3. Lay down guidelines for disciplinary committees and other committees formed by it.
4. Supporting with financial aid in case of need.
5. Protecting the advocate members rights, benefits and safeguarding their interests.
6. Designing, promoting and supporting law reform as per changing circumstances.
7. Handle and resolve other issues or any matter placed before it by its members in ad hoc situations.
8. Designing and promoting legal education in country and states.
9. Design and organise seminars on wide legal topics in the interest of members by reputed jurists and publishing them in journals and magazines of legal circles and other sources of media.
10. Facilitating legal aid to those who can't afford it.
11. Ensuring that guidelines laid in various legal forums are followed by members.
12. Initiating disciplinary action in case of professional misconduct
13. Designing welfare schemes like Insurance for its members
14. Supporting members with emergency services during natural calamities.
15. Initiate disciplinary action in case the official premises is used for other than professional purpose.
16. Fixing Annual Fee for members for enrolling in Council which includes fees for enrollment and funds towards identity card, building, library, indigent and other welfare schemes.
17. Organising regular meeting with local associations enrolled with council.
18. Enrolling various bar associations in the state as its associate members.
19. Resolving disputes between members within timeframe.
20. Initiating disciplinary action against members for complying to its policies.
21. Enrolling newly qualified lawyers into council.
22. Occasionally verifying the renewal of the enrolled members.
23. Ensuring polls are conducted to Bars associated with it.

== Constitution ==
The State Council elects its own Chairman and Vice-Chairman i.e. the two statutory posts for a period of two years from amongst its members along with one Member Representative to the Bar Council of India for five years. Assisted by the various committees of the Council, the Chairman acts as the chief executive and director of the Council.
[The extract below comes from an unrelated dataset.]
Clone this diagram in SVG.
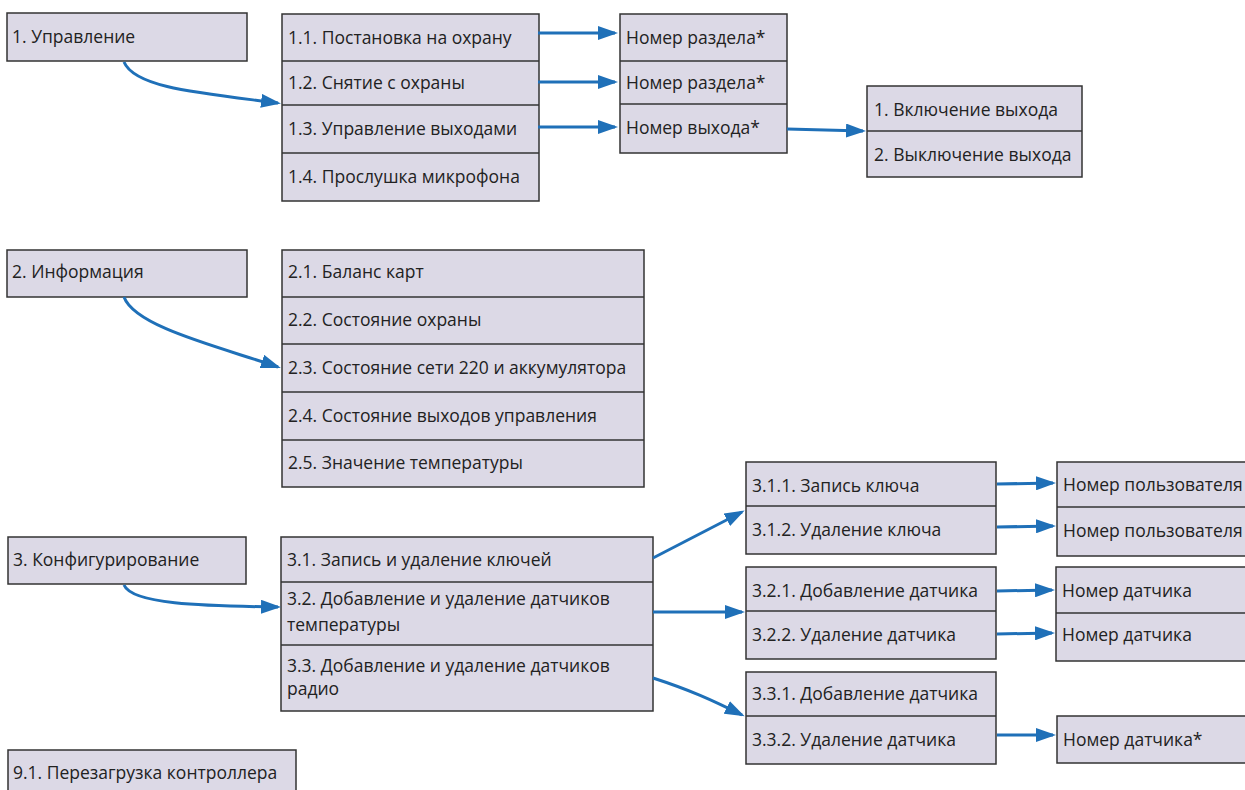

Voting rights in general elections (for electing 25 Members to the Council) are available only for advocates having a Certificate of Practice. Till the year 2021, there were around 1,00,000 enrolled as members of the state Bar Council, and now in 2023 the number has grown by ten thousand newly enrolled lawyers each year. As per the Advocates Act, the Bar Council of the state should have 25 members in case the members on roll exceeds 10000 and accordingly Bar Council of Punjab and Haryana has 25 members and two ex-office being the Advocate General's of the two states i.e. Punjab and Haryana.

Suvir Sidhu was elected as youngest Chairman of Bar Council of Punjab and Haryana in 2022. Earlier he got elected as the youngest Member at the age of 27.
Currently Dr. Vijender Ahlawat is the Chairman of Bar Council of Punjab & Haryana

==Enrollment of advocates==
Graduates having a law degree from recognised universities permitted to impart legal education are admitted as advocates in Bar Council of Punjab and Haryana. Law graduates can enroll online for Bar Council of Punjab and Haryana. State bar councils are empowered by Advocates Act, 1961 to frame rules according to their convenience for enrolling advocates in council. The enrollment committee formed by Councils will scrutinise a prospective member's application. Enrolled advocates of any bar council in state are considered as eligible to write the All India Bar Examination conducted by the Bar Council of India. After clearing the exam, he is certified by the Bar Council of India and issued the 'Certificate of Enrolment', which facilitates him to practice the profession of law in any High Court based in India and lower courts of the country, as an advocate. Advocates are required to qualify in the exam known as "Supreme Court Advocate on Record Examination" which is conducted by the Supreme Court exclusively to practice in the Supreme Court of Country.

== Important actions ==
1. In April 2021, Bar Council of Punjab and Haryana removed former IPS officer Kunwar Vijay Pratap Singh after he requested for the same and also from the facility of Co-option and member of its disciplinary committee after some members complained against the position held by him.
2. In August 2021, Bar Council of Punjab and Haryana through its election tribunal had invalidated executive body elections of Chandigarh District Bar Association.